New York water mains work unveils 19th century burial vault under Greenwich Village Washington Square Park.
The surprising finding is a feat for archeologists and historians now trying to put the pieces of the puzzle together. While conducting upgrading works for the water mains near Waverly Place, the team brought to light a 19th century burial vault. For Alyssa Loorya, the lead archaeologist on site, the finding is at least exciting.
The burial vault still contains skeletal remains, some of which are still encased in coffins bearing metal plates. The metal plates are inscribed with dates and even names of the deceased. From here on, Ms. Loorya plans to dig even further, until the history of the 19th century burial vault is reconstructed in detail. Who are the people buried there is among the questions awaiting for an answer.

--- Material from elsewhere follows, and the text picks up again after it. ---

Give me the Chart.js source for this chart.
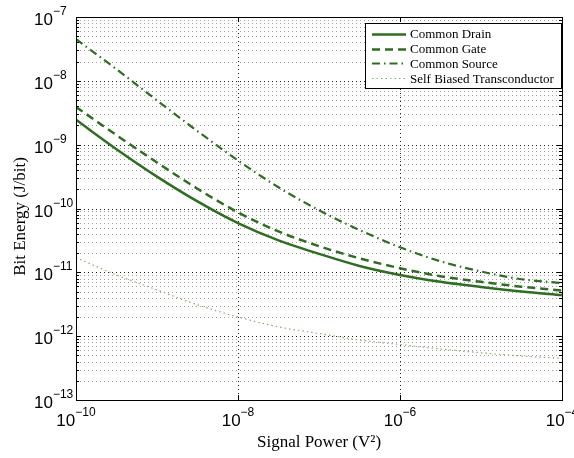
<!DOCTYPE html>
<html>
<head>
<meta charset="utf-8">
<script src="https://cdn.jsdelivr.net/npm/chart.js@4"></script>
<style>
  html, body { margin: 0; padding: 0; background: #fff; }
</style>
</head>
<body>
<canvas id="chart" width="574" height="458"></canvas>
<script>
// signal power (V^2), half-decade steps
const signalPower = [1e-10, 3.16e-10, 1e-9, 3.16e-9, 1e-8, 3.16e-8, 1e-7, 3.16e-7, 1e-6, 3.16e-6, 1e-5, 3.16e-5, 1e-4];

// bit energy (J/bit)
const commonDrain = [2.45e-9, 8.5e-10, 3.16e-10, 1.29e-10, 5.9e-11, 3.16e-11, 1.95e-11, 1.26e-11, 9.1e-12, 7.1e-12, 5.9e-12, 5.0e-12, 4.4e-12];
const commonGate = [3.9e-9, 1.41e-9, 5.25e-10, 2.04e-10, 8.7e-11, 4.37e-11, 2.57e-11, 1.66e-11, 1.16e-11, 8.7e-12, 7.1e-12, 5.96e-12, 5.2e-12];
const commonSource = [4.5e-8, 1.52e-8, 4.93e-9, 1.63e-9, 5.66e-10, 2.15e-10, 9.4e-11, 4.6e-11, 2.47e-11, 1.49e-11, 1.03e-11, 7.8e-12, 6.8e-12];
const selfBiased = [1.7e-11, 9.1e-12, 5.3e-12, 3.1e-12, 2.0e-12, 1.4e-12, 1.1e-12, 8.7e-13, 7.4e-13, 6.3e-13, 5.5e-13, 4.9e-13, 4.5e-13];

const seriesNames = ['Common Drain', 'Common Gate', 'Common Source', 'Self Biased Transconductor'];

// tick exponents
const xTickExp = [-10, -8, -6, -4];
const yTickExp = [-13, -12, -11, -10, -9, -8, -7];

const GREEN = '#2f6e22';
const LIGHT_GREEN = '#7fb070';

function toPoints(values) {
    return values.map((v, i) => ({ x: signalPower[i], y: v }));
}

const datasets = [
    { label: seriesNames[0], data: toPoints(commonDrain), borderColor: GREEN, borderWidth: 2.5, borderDash: [] },
    { label: seriesNames[1], data: toPoints(commonGate), borderColor: GREEN, borderWidth: 2.5, borderDash: [8, 5] },
    { label: seriesNames[2], data: toPoints(commonSource), borderColor: GREEN, borderWidth: 2.2, borderDash: [8, 4, 1.5, 4] },
    { label: seriesNames[3], data: toPoints(selfBiased), borderColor: LIGHT_GREEN, borderWidth: 1.2, borderDash: [1.5, 3] }
].map(d => Object.assign(d, { pointRadius: 0, fill: false, cubicInterpolationMode: 'monotone' }));

function drawPow(ctx, exp, x, baseY, align) {
    const base = '10';
    const sup = '\u2212' + Math.abs(exp);
    ctx.font = '17px "Liberation Sans", Arial, sans-serif';
    const wb = ctx.measureText(base).width;
    ctx.font = '12px "Liberation Sans", Arial, sans-serif';
    const ws = ctx.measureText(sup).width;
    let start = x;
    if (align === 'center') start = x - (wb + ws) / 2;
    ctx.textAlign = 'left';
    ctx.textBaseline = 'alphabetic';
    ctx.fillStyle = '#000';
    ctx.font = '17px "Liberation Sans", Arial, sans-serif';
    ctx.fillText(base, start, baseY);
    ctx.font = '12px "Liberation Sans", Arial, sans-serif';
    ctx.fillText(sup, start + wb, baseY - 10);
}

function hline(ctx, x1, x2, y) {
    ctx.beginPath();
    ctx.moveTo(x1, y);
    ctx.lineTo(x2, y);
    ctx.stroke();
}

function vline(ctx, x, y1, y2) {
    ctx.beginPath();
    ctx.moveTo(x, y1);
    ctx.lineTo(x, y2);
    ctx.stroke();
}

const framePlugin = {
    id: 'frame',
    beforeDatasetsDraw(chart) {
        const { ctx, chartArea: a, scales: { x, y } } = chart;
        ctx.save();
        ctx.lineWidth = 1;
        ctx.setLineDash([1, 3]);
        // horizontal grid: decades dark, 2..9 lighter
        for (let e = -13; e < -7; e++) {
            for (let m = 1; m <= 9; m++) {
                if (e === -13 && m === 1) continue;
                const py = Math.round(y.getPixelForValue(m * Math.pow(10, e))) + 0.5;
                ctx.strokeStyle = m === 1 ? '#222' : '#a0a0a0';
                hline(ctx, a.left, a.right, py);
            }
        }
        // vertical grid only at the labelled decades
        ctx.strokeStyle = '#222';
        xTickExp.forEach(e => {
            const px = Math.round(x.getPixelForValue(Math.pow(10, e))) + 0.5;
            if (px <= a.left + 1 || px >= a.right - 1) return;
            vline(ctx, px, a.top, a.bottom);
        });
        ctx.restore();
    },
    afterDraw(chart) {
        const { ctx, chartArea: a, scales: { x, y } } = chart;
        ctx.save();
        ctx.setLineDash([]);
        ctx.strokeStyle = '#000';
        ctx.lineWidth = 1;

        // box
        ctx.strokeRect(Math.round(a.left) + 0.5, Math.round(a.top) + 0.5,
            Math.round(a.right - a.left), Math.round(a.bottom - a.top));

        // inward ticks
        for (let e = -13; e < -7; e++) {
            for (let m = 1; m <= 9; m++) {
                const py = Math.round(y.getPixelForValue(m * Math.pow(10, e))) + 0.5;
                const len = m === 1 ? 5 : 3;
                hline(ctx, a.left, a.left + len, py);
                hline(ctx, a.right - len, a.right, py);
            }
        }
        xTickExp.forEach(e => {
            const px = Math.round(x.getPixelForValue(Math.pow(10, e))) + 0.5;
            vline(ctx, px, a.bottom - 5, a.bottom);
            vline(ctx, px, a.top, a.top + 5);
        });

        // tick labels
        yTickExp.forEach(e => {
            const py = y.getPixelForValue(Math.pow(10, e));
            drawPow(ctx, e, 34, py + 8, 'left');
        });
        xTickExp.forEach(e => {
            const px = x.getPixelForValue(Math.pow(10, e));
            drawPow(ctx, e, px, a.bottom + 26, 'center');
        });

        // axis titles
        ctx.fillStyle = '#000';
        ctx.font = '17px "Liberation Serif", "Times New Roman", serif';
        ctx.textAlign = 'center';
        ctx.textBaseline = 'alphabetic';
        ctx.fillText('Signal Power (V\u00b2)', (a.left + a.right) / 2, 447);
        ctx.save();
        ctx.translate(25, (a.top + a.bottom) / 2 + 8);
        ctx.rotate(-Math.PI / 2);
        ctx.fillText('Bit Energy (J/bit)', 0, 0);
        ctx.restore();

        // legend
        const lx = 365.5, ly = 23.5, lw = 196, lh = 65;
        ctx.fillStyle = '#fff';
        ctx.fillRect(lx, ly, lw, lh);
        ctx.strokeStyle = '#000';
        ctx.lineWidth = 1;
        ctx.strokeRect(lx, ly, lw, lh);
        ctx.font = '13px "Liberation Serif", "Times New Roman", serif';
        ctx.textAlign = 'left';
        ctx.textBaseline = 'middle';
        chart.data.datasets.forEach((ds, i) => {
            const rowY = 34 + i * 14.7;
            ctx.strokeStyle = ds.borderColor;
            ctx.lineWidth = ds.borderWidth;
            ctx.setLineDash(ds.borderDash);
            hline(ctx, 372, 406, Math.round(rowY) + 0.5);
            ctx.setLineDash([]);
            ctx.fillStyle = '#000';
            ctx.fillText(ds.label, 410, rowY + 1);
        });
        ctx.restore();
    }
};

new Chart(document.getElementById('chart').getContext('2d'), {
    type: 'line',
    data: { datasets: datasets },
    options: {
        responsive: false,
        animation: false,
        devicePixelRatio: 1,
        layout: { padding: { left: 76, right: 12, top: 17, bottom: 58 } },
        plugins: {
            legend: { display: false },
            tooltip: { enabled: false }
        },
        scales: {
            x: {
                type: 'logarithmic',
                min: 1e-10,
                max: 1e-4,
                ticks: { display: false },
                grid: { display: false, drawTicks: false },
                border: { display: false }
            },
            y: {
                type: 'logarithmic',
                min: 1e-13,
                max: 1e-7,
                ticks: { display: false },
                grid: { display: false, drawTicks: false },
                border: { display: false }
            }
        }
    },
    plugins: [framePlugin]
});
</script>
</body>
</html>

New York water mains work unveils 19th century burial vault, measured to be 15 feet wide, 8 feet deep and 20 feet long. New York and Greenwich Village are abundant with history. Washington Square Park has been the scene for numerous archeological findings in recent years.
Now, the 19th century burial vault adds to the historical richness of these landmarks. Washington Square Park used to be a potter’s field following the Revolutionary War. Perhaps this might hold clues as to the identities of the people found in the underground vault.
According to the city’s Department of Design and Construction, the water mains upgrade project will now follow a new construction alignment. It has to be redesigned so that access to the 19th century burial vault is not hampered.
Working on site are anthropologists and archaeologists looking for every available piece of information that they could find in the underground vault near Waverly Place. To keep the underground burial site intact, the Landmarks Preservation Commission also announced that it will be involved in the works.